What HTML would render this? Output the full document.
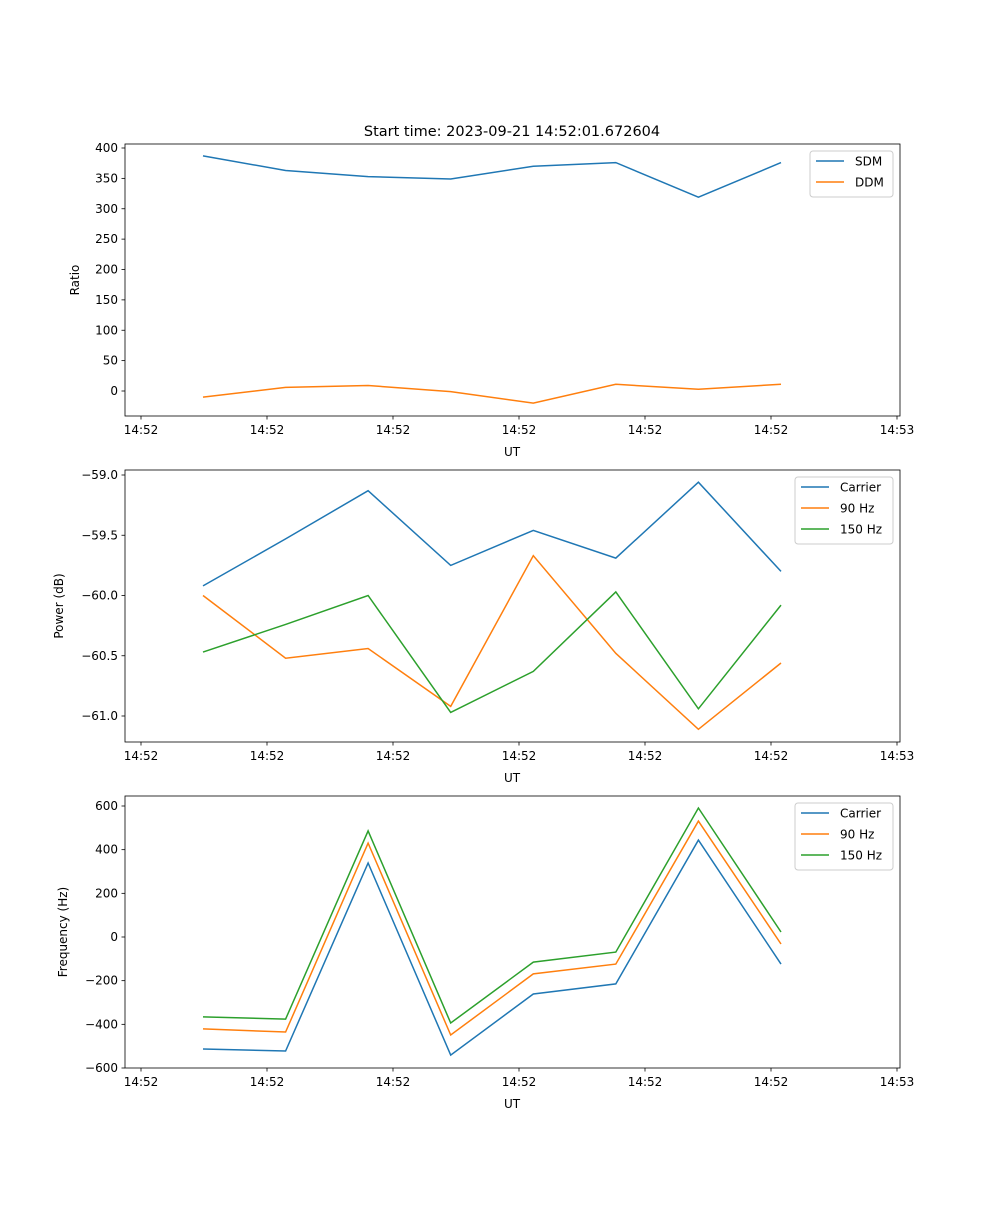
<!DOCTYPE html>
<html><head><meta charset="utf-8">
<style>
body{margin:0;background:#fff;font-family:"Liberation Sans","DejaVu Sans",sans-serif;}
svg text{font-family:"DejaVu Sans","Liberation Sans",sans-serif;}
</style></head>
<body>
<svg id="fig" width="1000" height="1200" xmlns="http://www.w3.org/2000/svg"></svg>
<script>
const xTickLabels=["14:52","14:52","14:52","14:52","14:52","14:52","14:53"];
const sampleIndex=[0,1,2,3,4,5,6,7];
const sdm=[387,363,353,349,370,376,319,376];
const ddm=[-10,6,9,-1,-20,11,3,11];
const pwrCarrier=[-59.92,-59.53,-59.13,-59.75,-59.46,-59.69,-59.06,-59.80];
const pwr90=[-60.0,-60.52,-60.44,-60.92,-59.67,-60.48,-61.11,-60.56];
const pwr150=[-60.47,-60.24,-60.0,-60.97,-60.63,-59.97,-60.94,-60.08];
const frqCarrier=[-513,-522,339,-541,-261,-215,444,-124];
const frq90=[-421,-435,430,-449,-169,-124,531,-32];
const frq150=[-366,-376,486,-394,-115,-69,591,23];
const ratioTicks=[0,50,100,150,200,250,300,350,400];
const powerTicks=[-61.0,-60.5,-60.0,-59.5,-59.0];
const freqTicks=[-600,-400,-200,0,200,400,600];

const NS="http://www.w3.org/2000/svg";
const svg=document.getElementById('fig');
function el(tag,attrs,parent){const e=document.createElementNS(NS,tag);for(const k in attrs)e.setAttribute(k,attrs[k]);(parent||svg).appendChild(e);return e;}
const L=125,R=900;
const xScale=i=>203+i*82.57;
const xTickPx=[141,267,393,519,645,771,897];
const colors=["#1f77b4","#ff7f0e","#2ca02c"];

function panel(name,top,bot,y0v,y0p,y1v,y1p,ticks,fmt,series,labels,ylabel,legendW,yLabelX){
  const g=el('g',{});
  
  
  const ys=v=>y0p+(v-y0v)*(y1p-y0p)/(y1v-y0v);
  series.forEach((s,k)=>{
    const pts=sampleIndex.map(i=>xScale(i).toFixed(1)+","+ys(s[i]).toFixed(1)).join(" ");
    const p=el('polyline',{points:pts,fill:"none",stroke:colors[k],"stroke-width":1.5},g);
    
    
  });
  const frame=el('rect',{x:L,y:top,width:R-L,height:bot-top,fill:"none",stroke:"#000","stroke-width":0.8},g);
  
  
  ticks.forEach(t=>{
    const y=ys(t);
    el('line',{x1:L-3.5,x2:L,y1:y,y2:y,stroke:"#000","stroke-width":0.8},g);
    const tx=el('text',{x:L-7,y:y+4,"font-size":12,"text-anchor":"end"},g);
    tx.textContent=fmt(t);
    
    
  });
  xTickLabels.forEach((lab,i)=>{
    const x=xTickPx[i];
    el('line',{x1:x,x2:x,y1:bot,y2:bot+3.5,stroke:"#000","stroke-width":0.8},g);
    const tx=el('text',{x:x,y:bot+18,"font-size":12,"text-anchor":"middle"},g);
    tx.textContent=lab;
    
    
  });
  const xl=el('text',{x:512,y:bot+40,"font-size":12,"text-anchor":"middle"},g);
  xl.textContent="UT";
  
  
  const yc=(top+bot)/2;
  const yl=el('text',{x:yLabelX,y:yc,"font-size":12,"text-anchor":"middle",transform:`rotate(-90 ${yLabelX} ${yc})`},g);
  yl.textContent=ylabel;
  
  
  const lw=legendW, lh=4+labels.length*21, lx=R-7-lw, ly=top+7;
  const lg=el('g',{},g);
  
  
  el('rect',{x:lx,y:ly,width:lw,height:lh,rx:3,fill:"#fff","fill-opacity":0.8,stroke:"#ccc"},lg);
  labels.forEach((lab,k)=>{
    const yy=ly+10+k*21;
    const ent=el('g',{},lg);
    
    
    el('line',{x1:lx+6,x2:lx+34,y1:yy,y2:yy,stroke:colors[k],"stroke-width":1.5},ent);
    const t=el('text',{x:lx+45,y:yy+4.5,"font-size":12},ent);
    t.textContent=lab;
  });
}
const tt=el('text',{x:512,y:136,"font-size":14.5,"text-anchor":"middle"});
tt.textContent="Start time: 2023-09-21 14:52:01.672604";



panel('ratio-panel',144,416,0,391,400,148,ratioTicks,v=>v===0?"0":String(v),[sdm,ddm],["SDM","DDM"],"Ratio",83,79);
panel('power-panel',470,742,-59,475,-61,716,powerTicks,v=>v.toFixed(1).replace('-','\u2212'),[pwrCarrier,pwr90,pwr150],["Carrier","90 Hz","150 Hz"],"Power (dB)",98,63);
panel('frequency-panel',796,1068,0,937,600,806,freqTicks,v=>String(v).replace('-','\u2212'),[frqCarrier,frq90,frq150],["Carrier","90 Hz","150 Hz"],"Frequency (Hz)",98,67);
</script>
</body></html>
· · · · ·
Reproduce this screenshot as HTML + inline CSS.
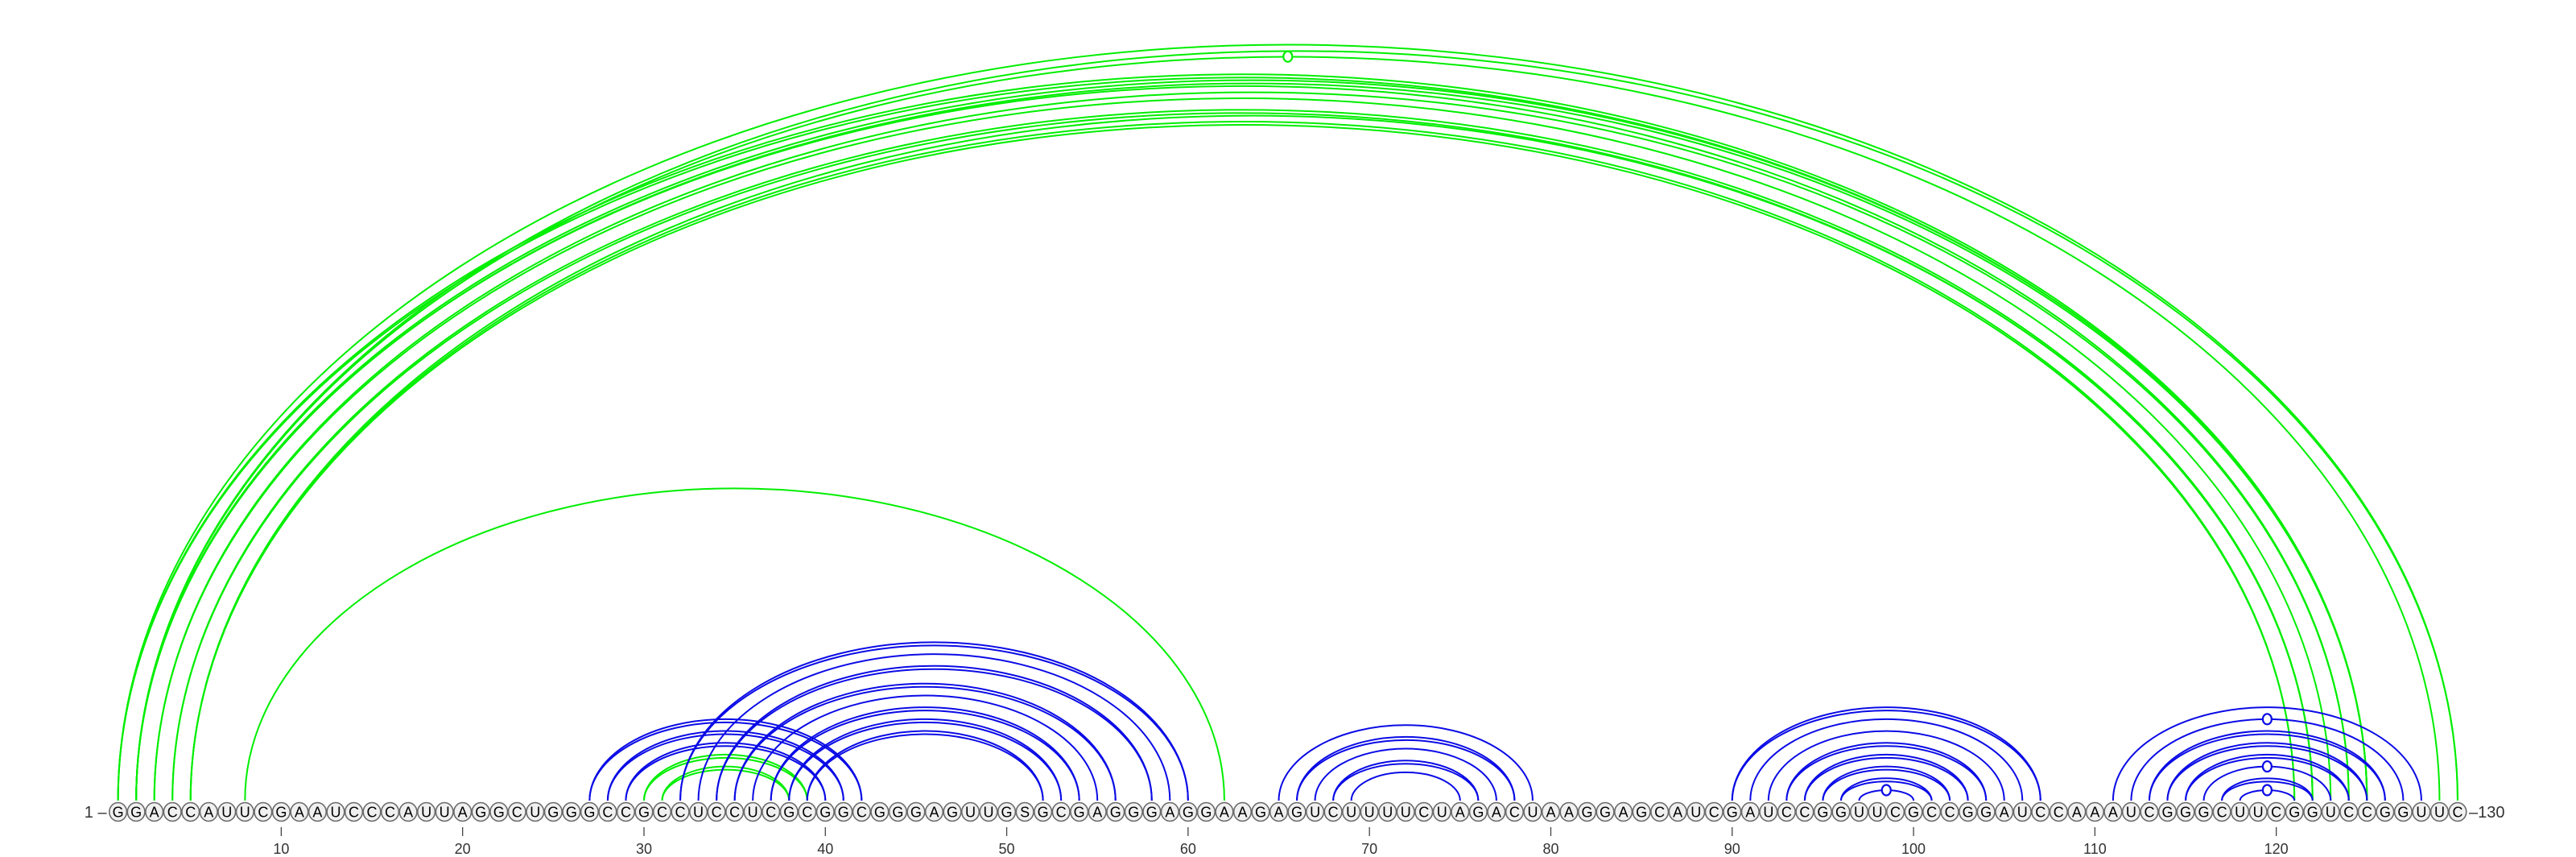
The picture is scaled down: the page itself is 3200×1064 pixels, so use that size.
· · · · ·
• [What this task involves]
Show the lines of the material that contain the word "document".

• [Answer]
What HTML would render this? Output the full document.
const svg=document.getElementById('fig');
function el(tag,attrs,parent){const e=document.createElementNS(NS,tag);for(const k in attrs)e.setAttribute(k,attrs[k]);(parent||svg).appendChild(e);return e;}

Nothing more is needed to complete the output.